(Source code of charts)
[start]

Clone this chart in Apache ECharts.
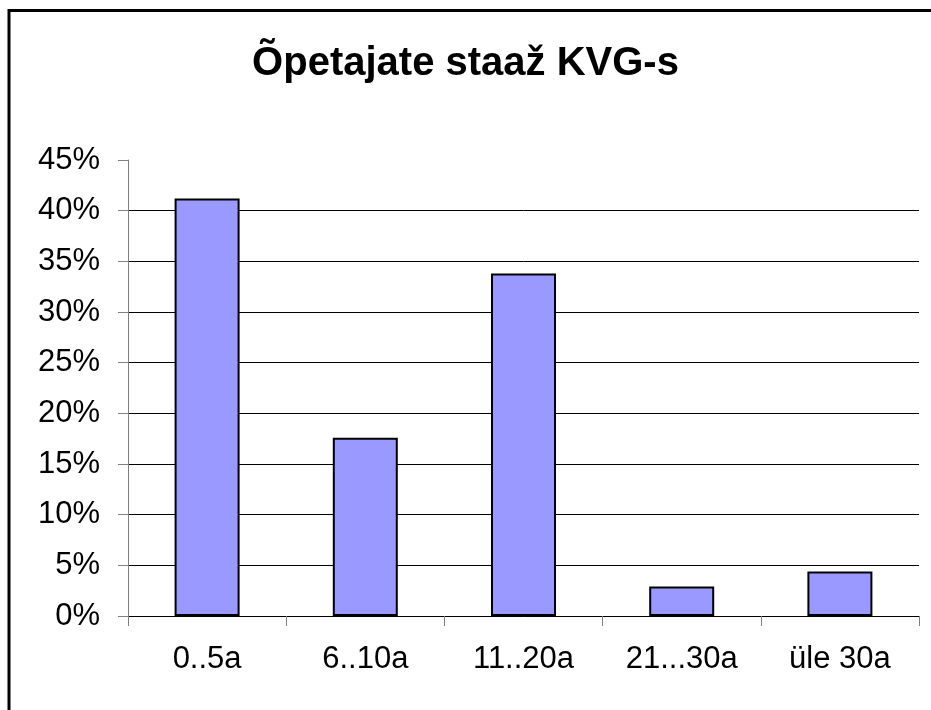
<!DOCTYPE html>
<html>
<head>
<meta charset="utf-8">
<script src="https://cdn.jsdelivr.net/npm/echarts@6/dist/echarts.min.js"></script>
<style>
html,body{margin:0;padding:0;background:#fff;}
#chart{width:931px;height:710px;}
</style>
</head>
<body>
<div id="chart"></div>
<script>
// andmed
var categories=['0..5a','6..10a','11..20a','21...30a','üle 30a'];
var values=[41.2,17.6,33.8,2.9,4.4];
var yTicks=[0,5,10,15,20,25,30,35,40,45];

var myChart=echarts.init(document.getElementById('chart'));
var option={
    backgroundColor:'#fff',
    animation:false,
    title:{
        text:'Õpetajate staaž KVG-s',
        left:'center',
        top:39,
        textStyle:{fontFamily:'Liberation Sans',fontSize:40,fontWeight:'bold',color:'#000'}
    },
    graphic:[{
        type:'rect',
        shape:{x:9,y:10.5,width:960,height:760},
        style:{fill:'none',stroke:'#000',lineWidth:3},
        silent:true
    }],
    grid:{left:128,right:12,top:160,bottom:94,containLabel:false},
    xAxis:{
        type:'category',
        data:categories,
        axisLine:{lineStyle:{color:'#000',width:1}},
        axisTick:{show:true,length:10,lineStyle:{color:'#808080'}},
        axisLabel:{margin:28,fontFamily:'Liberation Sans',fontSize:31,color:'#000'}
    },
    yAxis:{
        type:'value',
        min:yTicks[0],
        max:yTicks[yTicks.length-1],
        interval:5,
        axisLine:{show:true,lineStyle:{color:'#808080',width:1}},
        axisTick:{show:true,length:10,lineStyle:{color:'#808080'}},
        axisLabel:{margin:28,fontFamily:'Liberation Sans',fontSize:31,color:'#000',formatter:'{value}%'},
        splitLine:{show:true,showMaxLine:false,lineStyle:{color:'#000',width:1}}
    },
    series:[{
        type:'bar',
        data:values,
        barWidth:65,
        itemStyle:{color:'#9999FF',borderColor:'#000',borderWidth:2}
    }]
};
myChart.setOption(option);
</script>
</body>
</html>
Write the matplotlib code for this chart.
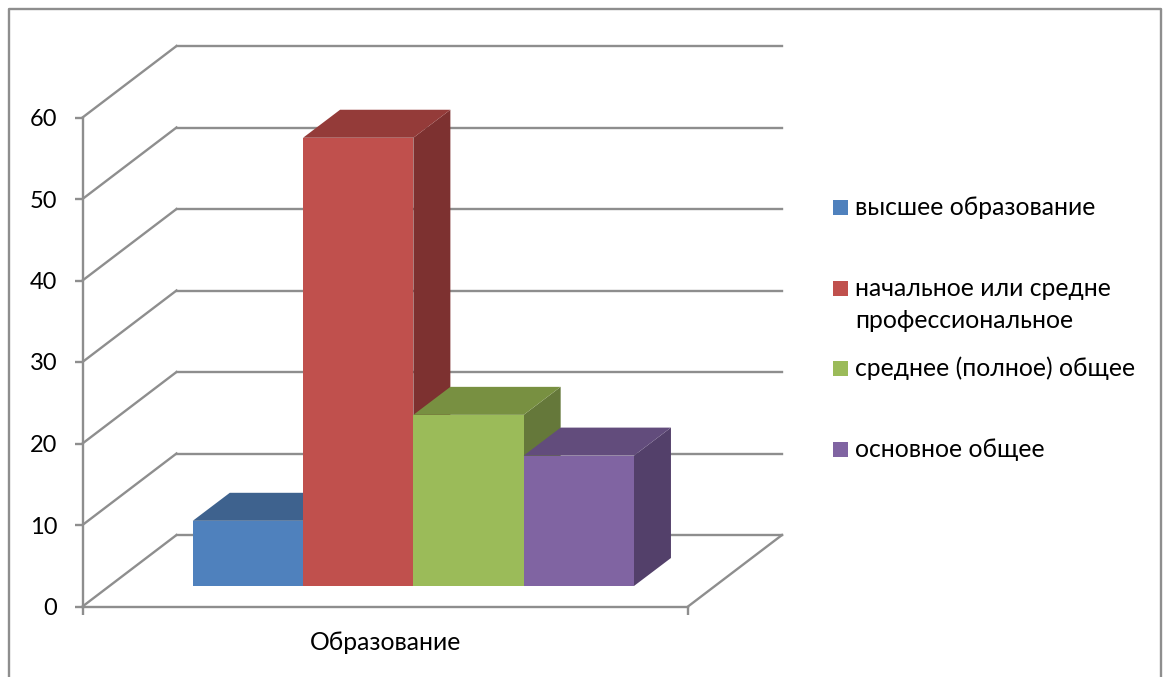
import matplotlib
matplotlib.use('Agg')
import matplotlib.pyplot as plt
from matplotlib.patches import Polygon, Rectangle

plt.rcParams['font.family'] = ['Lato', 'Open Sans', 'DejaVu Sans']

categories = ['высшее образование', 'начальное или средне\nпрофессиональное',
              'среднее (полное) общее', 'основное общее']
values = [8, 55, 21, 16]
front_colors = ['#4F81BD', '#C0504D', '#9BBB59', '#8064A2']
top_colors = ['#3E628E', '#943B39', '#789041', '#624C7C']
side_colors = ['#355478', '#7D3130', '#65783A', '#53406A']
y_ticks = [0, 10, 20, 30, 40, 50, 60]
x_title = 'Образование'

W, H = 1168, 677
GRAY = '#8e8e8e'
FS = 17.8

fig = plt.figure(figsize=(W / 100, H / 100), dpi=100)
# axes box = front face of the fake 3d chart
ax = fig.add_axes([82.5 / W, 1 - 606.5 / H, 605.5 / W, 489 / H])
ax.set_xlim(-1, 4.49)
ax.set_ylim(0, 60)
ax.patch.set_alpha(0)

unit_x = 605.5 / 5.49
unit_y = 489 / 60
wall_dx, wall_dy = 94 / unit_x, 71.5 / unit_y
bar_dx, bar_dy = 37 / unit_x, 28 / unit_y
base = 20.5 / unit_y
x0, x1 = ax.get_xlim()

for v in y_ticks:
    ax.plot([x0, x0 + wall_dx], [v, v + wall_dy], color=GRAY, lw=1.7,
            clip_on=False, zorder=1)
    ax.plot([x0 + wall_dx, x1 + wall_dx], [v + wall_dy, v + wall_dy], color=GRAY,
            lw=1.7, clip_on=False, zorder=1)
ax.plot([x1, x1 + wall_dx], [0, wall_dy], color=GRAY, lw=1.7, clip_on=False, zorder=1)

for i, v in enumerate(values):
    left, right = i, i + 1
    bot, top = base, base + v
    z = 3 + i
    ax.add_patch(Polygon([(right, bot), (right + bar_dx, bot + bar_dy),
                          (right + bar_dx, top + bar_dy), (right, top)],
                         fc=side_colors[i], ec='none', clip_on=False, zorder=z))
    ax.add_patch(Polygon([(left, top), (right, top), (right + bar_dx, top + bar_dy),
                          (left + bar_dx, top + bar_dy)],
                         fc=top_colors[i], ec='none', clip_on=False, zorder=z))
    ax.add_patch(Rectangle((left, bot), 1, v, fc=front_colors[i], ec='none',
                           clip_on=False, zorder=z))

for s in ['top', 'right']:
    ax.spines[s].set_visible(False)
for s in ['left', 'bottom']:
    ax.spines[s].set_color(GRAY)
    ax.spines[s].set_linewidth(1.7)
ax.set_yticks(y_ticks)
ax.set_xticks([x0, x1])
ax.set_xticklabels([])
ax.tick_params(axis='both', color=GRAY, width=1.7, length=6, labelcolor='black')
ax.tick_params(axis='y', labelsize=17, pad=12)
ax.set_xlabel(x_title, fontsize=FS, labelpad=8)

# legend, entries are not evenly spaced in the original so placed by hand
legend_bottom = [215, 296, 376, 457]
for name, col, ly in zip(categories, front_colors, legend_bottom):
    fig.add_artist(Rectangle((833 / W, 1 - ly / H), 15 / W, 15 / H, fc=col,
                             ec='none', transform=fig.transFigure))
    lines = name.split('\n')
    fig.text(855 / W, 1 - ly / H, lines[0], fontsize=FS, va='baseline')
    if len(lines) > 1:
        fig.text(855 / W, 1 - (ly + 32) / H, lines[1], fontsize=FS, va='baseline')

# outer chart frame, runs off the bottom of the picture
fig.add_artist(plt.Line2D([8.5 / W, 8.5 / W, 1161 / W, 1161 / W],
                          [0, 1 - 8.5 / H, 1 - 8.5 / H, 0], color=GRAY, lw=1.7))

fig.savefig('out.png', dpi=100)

[end]

- Exercise objective:
Copy only the part of the records that runs from the first line to the line with "var yTicks=[0,5,10,15,20,25,30,35,40,45];", ends included, leaving pictures out.

- Result:
Clone this chart in Apache ECharts.
<!DOCTYPE html>
<html>
<head>
<meta charset="utf-8">
<script src="https://cdn.jsdelivr.net/npm/echarts@6/dist/echarts.min.js"></script>
<style>
html,body{margin:0;padding:0;background:#fff;}
#chart{width:931px;height:710px;}
</style>
</head>
<body>
<div id="chart"></div>
<script>
// andmed
var categories=['0..5a','6..10a','11..20a','21...30a','üle 30a'];
var values=[41.2,17.6,33.8,2.9,4.4];
var yTicks=[0,5,10,15,20,25,30,35,40,45];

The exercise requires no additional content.